Abstract

Striving for photorealism, texture mapping, and its more advanced variations, bump and displacement mapping, have all become fundamental tools in computer graphics. Recently, the introduction of programmable graphics hardware has enabled the employment of displacement mapping in real-time applications. While displacement mapping facilitates the actual modification of the underlying geometry, it is constrained by being an injective mapping. Further, it is also limited because it usually maps the geometry of the (low-resolution) smooth base surfaces, typically by displacing their vertices. Drawing from recent work on deformation displacement mapping (DDM) [4], in this paper we offer real-time solutions to both these limitations. Our solutions make it possible to employ the DDM paradigm on programmable graphics hardware. By reversing the roles of the base surfaces and their geometric details, both the one-to-one constraint and the base surface resolution limitation are resolved.

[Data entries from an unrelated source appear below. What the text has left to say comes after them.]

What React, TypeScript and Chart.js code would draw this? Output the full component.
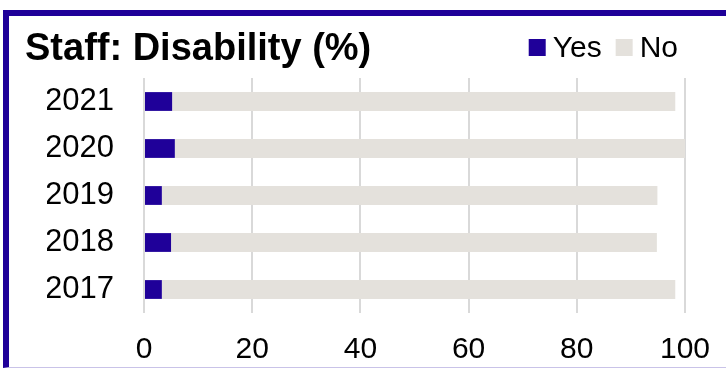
import React, { useEffect, useRef } from "react";
import { Chart, registerables } from "chart.js";

Chart.register(...registerables);

// Survey years, newest first (top row of the chart)
const years: string[] = ["2021", "2020", "2019", "2018", "2017"];
// Share of staff reporting a disability (%)
const yesValues: number[] = [5.2, 5.7, 3.3, 5.0, 3.3];
// Share of staff reporting no disability (%)
const noValues: number[] = [93.0, 94.3, 91.6, 89.8, 94.9];
const xTicks: number[] = [0, 20, 40, 60, 80, 100];

const TITLE = "Staff: Disability (%)";
const FONT = '"Liberation Sans", Arial, Helvetica, sans-serif';
const BLUE = "#1f0099";
const GREY = "#e4e1dc";

// Draws the bold title on the left and a compact legend on the right of the same row
const headerPlugin = {
  id: "header",
  afterDraw(chart: Chart) {
    const ctx = chart.ctx;
    ctx.save();
    ctx.fillStyle = "#000";
    ctx.font = `bold 38px ${FONT}`;
    ctx.textAlign = "left";
    ctx.textBaseline = "alphabetic";
    ctx.fillText(TITLE, 25, 60);

    ctx.font = `30px ${FONT}`;
    const box = 17;
    const gap = 7;
    const itemGap = 14;
    const items = chart.data.datasets.map((ds) => ({
      label: String(ds.label),
      color: String(ds.backgroundColor),
      w: ctx.measureText(String(ds.label)).width,
    }));
    const total =
      items.reduce((s, it) => s + box + gap + it.w, 0) + itemGap * (items.length - 1);
    let x = 678 - total;
    const midY = 47.5;
    items.forEach((it) => {
      ctx.fillStyle = it.color;
      ctx.fillRect(x, midY - box / 2, box, box);
      x += box + gap;
      ctx.fillStyle = "#000";
      ctx.textBaseline = "middle";
      ctx.fillText(it.label, x, midY + 1);
      x += it.w + itemGap;
    });
    ctx.restore();
  },
};

export default function App() {
  const canvasRef = useRef<HTMLCanvasElement | null>(null);

  useEffect(() => {
    const canvas = canvasRef.current;
    if (!canvas) return;
    const chart = new Chart(canvas, {
      type: "bar",
      data: {
        labels: years,
        datasets: [
          {
            label: "Yes",
            data: yesValues,
            backgroundColor: BLUE,
            categoryPercentage: 0.8,
            barPercentage: 0.5,
          },
          {
            label: "No",
            data: noValues,
            backgroundColor: GREY,
            categoryPercentage: 0.8,
            barPercentage: 0.5,
          },
        ],
      },
      options: {
        indexAxis: "y",
        animation: false,
        responsive: true,
        maintainAspectRatio: false,
        layout: { padding: { top: 78, left: 47, right: 41, bottom: 2 } },
        plugins: {
          legend: { display: false },
          title: { display: false },
          tooltip: { enabled: false },
        },
        scales: {
          x: {
            stacked: true,
            min: 0,
            max: 100,
            afterBuildTicks: (scale: any) => {
              scale.ticks = xTicks.map((v) => ({ value: v }));
            },
            afterFit: (scale: any) => {
              // fixed axis band; edge labels may overhang into the layout padding
              scale.height = 54;
              scale.paddingLeft = 0;
              scale.paddingRight = 0;
            },
            grid: { color: "#d9d9d9", lineWidth: 2, drawTicks: false },
            border: { display: false },
            ticks: {
              padding: 22,
              color: "#000",
              font: { family: FONT, size: 30, lineHeight: 1 },
              maxRotation: 0,
            },
          },
          y: {
            stacked: true,
            afterFit: (scale: any) => {
              scale.width = 97;
            },
            grid: { display: false, drawTicks: false },
            border: { display: false },
            ticks: {
              padding: 30,
              color: "#000",
              font: { family: FONT, size: 31 },
            },
          },
        },
      },
      plugins: [headerPlugin],
    });
    return () => chart.destroy();
  }, []);

  return (
    <div
      style={{
        position: "fixed",
        left: 0,
        top: 0,
        width: 726,
        height: 369,
        overflow: "hidden",
        background: "#fff",
      }}
    >
      <div
        style={{
          position: "absolute",
          left: 3,
          top: 10,
          width: 760,
          height: 351,
          borderLeft: `6px solid ${BLUE}`,
          borderTop: `6px solid ${BLUE}`,
          borderBottom: "1px solid #c9c3e8",
        }}
      />
      <div style={{ position: "absolute", left: 0, top: 0, width: 726, height: 369 }}>
        <canvas ref={canvasRef} />
      </div>
    </div>
  );
}
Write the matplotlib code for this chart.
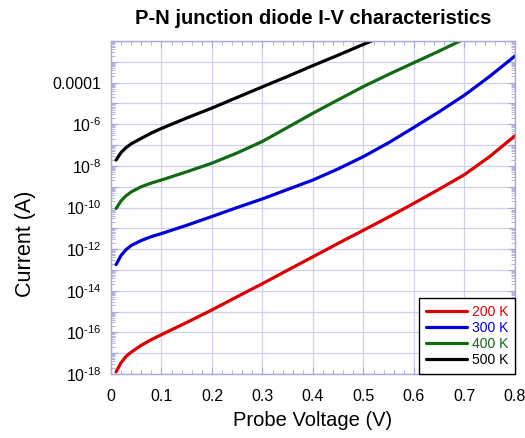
import math
import matplotlib
matplotlib.use("Agg")
import matplotlib.pyplot as plt
from matplotlib.ticker import FixedLocator, FuncFormatter, LogLocator, MultipleLocator, NullFormatter

plt.rcParams['font.family'] = ['Liberation Sans', 'DejaVu Sans']
plt.rcParams['mathtext.fontset'] = 'custom'
plt.rcParams['mathtext.rm'] = 'Liberation Sans'
plt.rcParams['mathtext.it'] = 'Liberation Sans:italic'
plt.rcParams['mathtext.bf'] = 'Liberation Sans:bold'

# probe voltage sweep (V)
voltage = [0.01, 0.02, 0.03, 0.04, 0.06, 0.08, 0.1, 0.15, 0.2, 0.25, 0.3,
           0.35, 0.4, 0.45, 0.5, 0.55, 0.6, 0.65, 0.7, 0.75, 0.8]

# diode current (A) at each temperature
current_200k = [1.26e-18, 3.5e-18, 7.1e-18, 1.12e-17, 2.4e-17, 4.5e-17, 7.8e-17,
                3.0e-16, 1.2e-15, 5.2e-15, 2.2e-14, 9.8e-14, 4.3e-13, 1.9e-12,
                8.1e-12, 3.5e-11, 1.6e-10, 7.6e-10, 3.8e-9, 2.8e-8, 2.8e-7]
current_300k = [1.8e-13, 5.0e-13, 9.5e-13, 1.5e-12, 2.6e-12, 4.0e-12, 5.6e-12,
                1.4e-11, 3.7e-11, 1.0e-10, 2.6e-10, 7.4e-10, 2.1e-9, 7.2e-9,
                2.8e-8, 1.3e-7, 7.1e-7, 4.0e-6, 2.5e-5, 2.0e-4, 1.9e-3]
current_400k = [8.9e-11, 2.1e-10, 3.7e-10, 5.6e-10, 1.0e-9, 1.5e-9, 2.1e-9,
                5.2e-9, 1.35e-8, 4.2e-8, 1.5e-7, 7.1e-7, 3.4e-6, 1.5e-5,
                6.5e-5, 2.5e-4, 9.1e-4, 3.3e-3, 1.26e-2]
current_500k = [1.9e-8, 4.4e-8, 7.6e-8, 1.15e-7, 2.1e-7, 3.8e-7, 6.3e-7,
                2.0e-6, 6.0e-6, 1.95e-5, 6.3e-5, 2.0e-4, 6.6e-4, 2.1e-3,
                6.9e-3, 2.2e-2]

labels = ['200 K', '300 K', '400 K', '500 K']
colors = ['#dd0000', '#0000dd', '#126b12', '#000000']

axis_blue = '#a8a8dc'
grid_blue = '#cfcff0'

fig = plt.figure(figsize=(5.25, 4.38), dpi=100)
ax = fig.add_axes([0.2114, 0.1461, 0.7695, 0.7603])

for cur, lab, col in zip([current_200k, current_300k, current_400k, current_500k], labels, colors):
    ax.plot(voltage[:len(cur)], cur, color=col, lw=2.3, label=lab, solid_capstyle='round')

ax.set_yscale('log')
ax.set_xlim(0, 0.8)
ax.set_ylim(1e-18, 1e-2)

ax.xaxis.set_major_locator(MultipleLocator(0.1))
ax.xaxis.set_minor_locator(MultipleLocator(0.02))
ax.xaxis.set_major_formatter(FuncFormatter(lambda v, p: '0' if abs(v) < 1e-9 else f'{v:.1f}'))

decades = [10.0 ** k for k in range(-18, -1)]
ax.yaxis.set_major_locator(FixedLocator(decades))
ax.yaxis.set_minor_locator(LogLocator(base=10, subs=range(2, 10), numticks=40))
ax.yaxis.set_minor_formatter(NullFormatter())


def ylabel_fmt(v, pos):
    k = int(round(math.log10(v)))
    if k == -4:
        return '0.0001'
    if k % 2 or k > -4:
        return ''
    return r'$10^{\text{-}%d}$' % -k


ax.yaxis.set_major_formatter(FuncFormatter(ylabel_fmt))

ax.grid(True, which='major', color=grid_blue, lw=0.9)
ax.set_axisbelow(True)
for s in ax.spines.values():
    s.set_color(axis_blue)
    s.set_linewidth(1.0)
ax.tick_params(which='both', direction='in', top=True, right=True, color=axis_blue,
               labelsize=11.5, labelcolor='black')
ax.tick_params(which='major', length=5)
ax.tick_params(which='minor', length=3)
ax.tick_params(axis='x', which='major', pad=10.5)
ax.tick_params(axis='y', which='major', pad=7)

ax.set_xlabel('Probe Voltage (V)', fontsize=14.5, labelpad=5)
ax.set_ylabel('Current (A)', fontsize=15.5)
ax.yaxis.set_label_coords(-0.186, 0.39)
ax.set_title('P-N junction diode I-V characteristics', fontsize=14.5, fontweight='bold', pad=12)

leg = ax.legend(loc='lower right', fontsize=10, frameon=True, fancybox=False,
                edgecolor='black', framealpha=1, borderaxespad=0, handlelength=3,
                labelcolor='linecolor', labelspacing=0.15, handletextpad=0.3,
                borderpad=0.5)
leg.get_frame().set_linewidth(1.0)

fig.savefig('out.png', dpi=100)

Furthermore, this role reversal also paves the way for other benefits such as a tremendous decrease in the memory consumption of geometric detail information in the DDM and the ability to animate the details over the base surface. We show that the presented scheme can be used effectively to generate highly complex renderings and animations, in real time, on modern graphics hardware. The capabilities of the proposed method are demonstrated for both rational parametric base surfaces and polygonal base surfaces.